What is the Al'tshuler-Aronov-Spivak effect? 
*

*What is the Al'tshuler-Aronov-Spivak effect (AAS)? 

*How does it relate to the Aharonov-Bohm effect (AB)?
 A: The Al'tshuler-Aronov-Spivak effect is an oscillation in the conductivity of a topologically doubly-connected conductor as one increases the magnetic flux it encloses. It is very similar - and intimately related - to the Aharonov-Bohm effect, but it differs from it in that


*

*the oscillations are twice as fast, because the relevant loops are twice as long, and

*it is more sturdy with respect to noise, and it is still present even when the electrons scatter multiple times along the loop.
In contrast, Aharonov-Bohm oscillations in conductivity generally require clean samples with no impurities that will scatter the charge carriers.
The original proposal,

The Aaronov-Bohm effect in disordered conductors. B. L. Al'tshuler, A. G. Aronov and B. Z. Spivak, Pis'ma Zh. Eksp. Teor. Fiz. 33, 101 (1981) [JETP Lett. 33 no. 2, 94 (1981)]. 

is relatively terse, but it's there.
A typical experimental setup is a long cylindrical conductor with leads on the ends, and one tries to measure the cylinder's resistance along its length. Other experiments use rings and measure transmission or reflection coefficients from them.

Image source: Aharonov–Bohm oscillations in carbon nanotubes. Bachtold et al., Nature 397, 673 (1999).
In propagating along such a cylinder, there are multiple trajectories which loop around the cylinder and then join up at the other lead. Because of the Aharonov-Bohm effect, such trajectories will accumulate a phase that is proportional to the magnetic flux inside the cylinder. This means that by changing the flux inside the cylinder we can change the conditions of the interference between the different trajectories, and turn them from constructive to destructive and vice versa.
However, in calculating this interference it is important to know whether the different paths simply go around the cylinder on different sides and then meet up on the other end, or whether they go all the way around the cylinder in different directions and meet up on the same side they started.

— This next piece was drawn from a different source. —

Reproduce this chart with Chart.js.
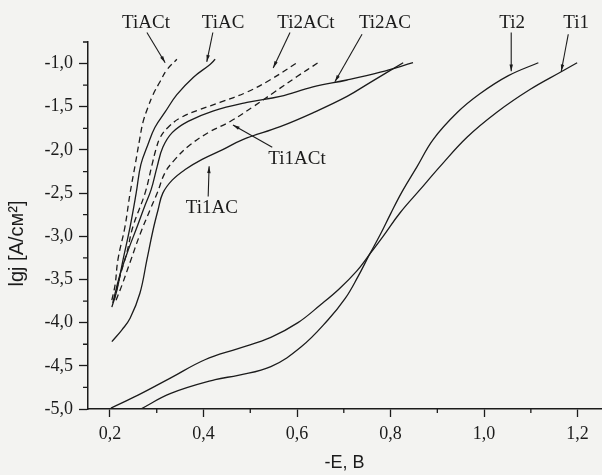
<!DOCTYPE html>
<html>
<head>
<meta charset="utf-8">
<script src="https://cdn.jsdelivr.net/npm/chart.js@4.4.1/dist/chart.umd.min.js"></script>
<style>
  html, body { margin: 0; padding: 0; background: #f3f3f1; }
</style>
</head>
<body>
<canvas id="polarization" width="602" height="475"></canvas>
<script>
// Polarization curves: -E (V) against lg j (A/cm2)
const tiACtE  = [0.204, 0.211, 0.217, 0.232, 0.243, 0.254, 0.264, 0.271, 0.281, 0.292, 0.307, 0.322, 0.343];
const tiACtLg = [-3.74, -3.56, -3.27, -2.89, -2.50, -2.17, -1.86, -1.67, -1.51, -1.36, -1.21, -1.07, -0.95];

const tiACE  = [0.204, 0.215, 0.228, 0.243, 0.256, 0.266, 0.281, 0.296, 0.318, 0.343, 0.378, 0.414, 0.425];
const tiACLg = [-3.82, -3.62, -3.27, -2.89, -2.50, -2.17, -1.94, -1.74, -1.56, -1.36, -1.16, -1.01, -0.95];

const ti2ACtE  = [0.209, 0.221, 0.236, 0.249, 0.275, 0.290, 0.298, 0.307, 0.324, 0.350, 0.393, 0.435, 0.493, 0.542, 0.600];
const ti2ACtLg = [-3.74, -3.47, -3.19, -2.89, -2.50, -2.17, -2.00, -1.86, -1.74, -1.63, -1.53, -1.45, -1.33, -1.19, -0.99];

const ti2ACE  = [0.206, 0.221, 0.239, 0.258, 0.275, 0.288, 0.301, 0.313, 0.333, 0.367, 0.420, 0.493, 0.564, 0.634, 0.707, 0.778, 0.848];
const ti2ACLg = [-3.77, -3.45, -3.16, -2.89, -2.64, -2.46, -2.19, -1.97, -1.80, -1.67, -1.55, -1.45, -1.38, -1.27, -1.19, -1.10, -0.99];

const ti1ACtE  = [0.213, 0.226, 0.243, 0.264, 0.286, 0.301, 0.318, 0.339, 0.367, 0.410, 0.457, 0.506, 0.549, 0.600, 0.645];
const ti1ACtLg = [-3.74, -3.56, -3.30, -2.98, -2.69, -2.50, -2.26, -2.11, -1.96, -1.80, -1.67, -1.50, -1.34, -1.15, -0.99];

const ti1ACE  = [0.204, 0.226, 0.243, 0.264, 0.279, 0.292, 0.303, 0.313, 0.333, 0.360, 0.397, 0.440, 0.484, 0.564, 0.634, 0.707, 0.756, 0.827];
const ti1ACLg = [-4.22, -4.08, -3.95, -3.66, -3.27, -2.93, -2.69, -2.50, -2.35, -2.23, -2.11, -2.00, -1.88, -1.73, -1.57, -1.38, -1.22, -0.99];

const ti1E  = [0.202, 0.260, 0.330, 0.403, 0.474, 0.544, 0.602, 0.651, 0.690, 0.728, 0.755, 0.784, 0.820, 0.863, 0.906, 0.964, 1.028, 1.098, 1.163, 1.199];
const ti1Lg = [-4.99, -4.84, -4.64, -4.43, -4.30, -4.17, -4.00, -3.79, -3.61, -3.40, -3.21, -3.00, -2.73, -2.46, -2.19, -1.85, -1.56, -1.30, -1.10, -0.99];

const ti2E  = [0.266, 0.330, 0.425, 0.474, 0.544, 0.609, 0.666, 0.703, 0.730, 0.755, 0.778, 0.800, 0.825, 0.857, 0.891, 0.942, 0.991, 1.052, 1.116];
const ti2Lg = [-5.00, -4.82, -4.66, -4.61, -4.51, -4.28, -3.97, -3.72, -3.47, -3.21, -2.98, -2.74, -2.48, -2.19, -1.88, -1.57, -1.35, -1.14, -0.99];

// Axis ticks
const xTicks = [0.2, 0.4, 0.6, 0.8, 1.0, 1.2];
const xMinorTicks = [0.3, 0.5, 0.7, 0.9, 1.1];
const yTicks = [-5.0, -4.5, -4.0, -3.5, -3.0, -2.5, -2.0, -1.5, -1.0];
const yMinorTicks = [-4.75, -4.25, -3.75, -3.25, -2.75, -2.25, -1.75, -1.25, -0.75];

const ink = '#1b1b1b';

const series = [
  { name: 'TiACt',  e: tiACtE,  lg: tiACtLg,  dashed: true },
  { name: 'TiAC',   e: tiACE,   lg: tiACLg,   dashed: false },
  { name: 'Ti2ACt', e: ti2ACtE, lg: ti2ACtLg, dashed: true },
  { name: 'Ti2AC',  e: ti2ACE,  lg: ti2ACLg,  dashed: false },
  { name: 'Ti1ACt', e: ti1ACtE, lg: ti1ACtLg, dashed: true },
  { name: 'Ti1AC',  e: ti1ACE,  lg: ti1ACLg,  dashed: false },
  { name: 'Ti1',    e: ti1E,    lg: ti1Lg,    dashed: false },
  { name: 'Ti2',    e: ti2E,    lg: ti2Lg,    dashed: false }
];

// Curve labels with arrows (label, arrow tail, arrow tip) in data units
const callouts = [
  { text: 'TiACt',  at: [0.277, -0.53], from: [0.279, -0.64], to: [0.318, -0.99] },
  { text: 'TiAC',   at: [0.442, -0.53], from: [0.420, -0.64], to: [0.407, -0.98] },
  { text: 'Ti2ACt', at: [0.619, -0.53], from: [0.585, -0.64], to: [0.549, -1.05] },
  { text: 'Ti2AC',  at: [0.788, -0.53], from: [0.739, -0.66], to: [0.681, -1.21] },
  { text: 'Ti2',    at: [1.060, -0.53], from: [1.058, -0.64], to: [1.058, -1.09] },
  { text: 'Ti1',    at: [1.197, -0.53], from: [1.180, -0.66], to: [1.165, -1.09] },
  { text: 'Ti1ACt', at: [0.600, -2.10], from: [0.547, -1.97], to: [0.463, -1.71] },
  { text: 'Ti1AC',  at: [0.418, -2.67], from: [0.410, -2.54], to: [0.412, -2.19] }
];

function formatComma(v) {
  return v.toFixed(1).replace('.', ',');
}

// Short ticks between the labelled ones
const minorTicks = {
  id: 'minorTicks',
  afterDraw(chart) {
    const { ctx, scales: { x, y } } = chart;
    ctx.save();
    ctx.strokeStyle = ink;
    ctx.lineWidth = 1.3;
    ctx.beginPath();
    xMinorTicks.forEach(v => {
      const px = x.getPixelForValue(v);
      ctx.moveTo(px, x.top);
      ctx.lineTo(px, x.top + 4);
    });
    yMinorTicks.forEach(v => {
      const py = y.getPixelForValue(v);
      ctx.moveTo(y.right, py);
      ctx.lineTo(y.right - 5, py);
    });
    ctx.stroke();
    ctx.restore();
  }
};

// Curve names, arrows and the rotated y title
const labels = {
  id: 'labels',
  afterDraw(chart) {
    const { ctx, scales: { x, y }, chartArea } = chart;
    ctx.save();
    ctx.fillStyle = ink;
    ctx.strokeStyle = ink;
    ctx.lineWidth = 1.1;
    ctx.font = '19px "Liberation Serif", serif';
    ctx.textAlign = 'center';
    ctx.textBaseline = 'middle';
    callouts.forEach(c => {
      ctx.fillText(c.text, x.getPixelForValue(c.at[0]), y.getPixelForValue(c.at[1]));
      const x0 = x.getPixelForValue(c.from[0]), y0 = y.getPixelForValue(c.from[1]);
      const x1 = x.getPixelForValue(c.to[0]), y1 = y.getPixelForValue(c.to[1]);
      ctx.beginPath();
      ctx.moveTo(x0, y0);
      ctx.lineTo(x1, y1);
      ctx.stroke();
      const ang = Math.atan2(y1 - y0, x1 - x0);
      ctx.beginPath();
      ctx.moveTo(x1, y1);
      ctx.lineTo(x1 - 7 * Math.cos(ang - 0.25), y1 - 7 * Math.sin(ang - 0.25));
      ctx.lineTo(x1 - 7 * Math.cos(ang + 0.25), y1 - 7 * Math.sin(ang + 0.25));
      ctx.closePath();
      ctx.fill();
    });

    ctx.font = '20px "Liberation Sans", Arial, sans-serif';
    ctx.translate(17, (chartArea.top + chartArea.bottom) / 2 + 18);
    ctx.rotate(-Math.PI / 2);
    ctx.fillText('lgj [A/см²]', 0, 0);
    ctx.restore();
  }
};

const ctx = document.getElementById('polarization').getContext('2d');
const chart = new Chart(ctx, {
  type: 'line',
  data: {
    datasets: series.map(s => ({
      label: s.name,
      data: s.e.map((e, i) => ({ x: e, y: s.lg[i] })),
      borderColor: ink,
      borderWidth: 1.3,
      borderDash: s.dashed ? [6, 4] : [],
      pointRadius: 0,
      fill: false,
      tension: 0.4
    }))
  },
  options: {
    responsive: false,
    animation: false,
    layout: { padding: { top: 42, right: 1, left: 0, bottom: 0 } },
    plugins: {
      legend: { display: false },
      tooltip: { enabled: false }
    },
    scales: {
      x: {
        type: 'linear',
        min: 0.153,
        max: 1.25,
        afterBuildTicks: scale => { scale.ticks = xTicks.map(v => ({ value: v })); },
        afterFit: scale => { scale.height = 66; },
        border: { display: true, color: ink, width: 1.5 },
        grid: { drawOnChartArea: false, drawTicks: true, tickLength: 8, tickColor: ink, tickWidth: 1.3 },
        ticks: {
          color: ink,
          padding: 6,
          maxRotation: 0,
          font: { family: '"Liberation Serif", serif', size: 18 },
          callback: v => formatComma(v)
        },
        title: {
          display: true,
          text: '-E, B',
          color: ink,
          padding: { top: 0, bottom: 1 },
          font: { family: '"Liberation Sans", Arial, sans-serif', size: 18 }
        }
      },
      y: {
        type: 'linear',
        min: -5.0,
        max: -0.75,
        afterBuildTicks: scale => { scale.ticks = yTicks.map(v => ({ value: v })); },
        afterFit: scale => { scale.width = 88; },
        border: { display: true, color: ink, width: 1.5 },
        grid: { drawOnChartArea: false, drawTicks: true, tickLength: 9, tickColor: ink, tickWidth: 1.3 },
        ticks: {
          color: ink,
          padding: 6,
          font: { family: '"Liberation Serif", serif', size: 18 },
          callback: v => formatComma(v)
        }
      }
    }
  },
  plugins: [minorTicks, labels]
});
</script>
</body>
</html>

Image source: Topological insulators: Oscillations in the ribbons. T. Ihn, Nature Materials 9, 187 (2010)
It is fairly clear that in the second case the flux enclosed by the path difference is twice as in the first case, so the flux dependence will be twice as fast. This is the Al'tshuler-Aronov-Spivak effect, while the first case is the standard Aharonov-Bohm interference.
Depending on the experimental conditions, either or both can be present. The AAS effect is present when the system exhibits a significant amount of disorder, i.e. when the mean-free-path of the electron among the material's impurities is of the order of the sample size or smaller. (On the other hand, the phase-diffusion mean free path must still be longer than the sample size.)
The standard Aharonov-Bohm oscillations, on the other hand, are destroyed by disorder, as explained by Ihn*:

The reason why in these experiments the h/e-periodicity was not observed was explained by various studies on metals10 and semiconductors6, for example on ring-shaped planar geometries and arrays of rings. Briefly, pairs of paths contributing to the fundamental h/e period have a specific relative phase at zero magnetic field. If many such pairs with uncorrelated zero-field phases contribute to transport, the h/e oscillations average out. In contrast, the h/2e-periodic oscillations contain a significant contribution of time-reversed paths, which all have the same relative phase of zero at the interference point, and are therefore robust against averaging.

Ihn's reference,

Aharonov-Bohm effect in normal metal quantum coherence and transport. S. Washburn and R.A. Webba. Adv. Phys. 35 no. 4, 375 (1986). Eprint, Researchgate.

gives a more in-depth analysis of these differences.
* German speakers will, I hope, appreciate the pun.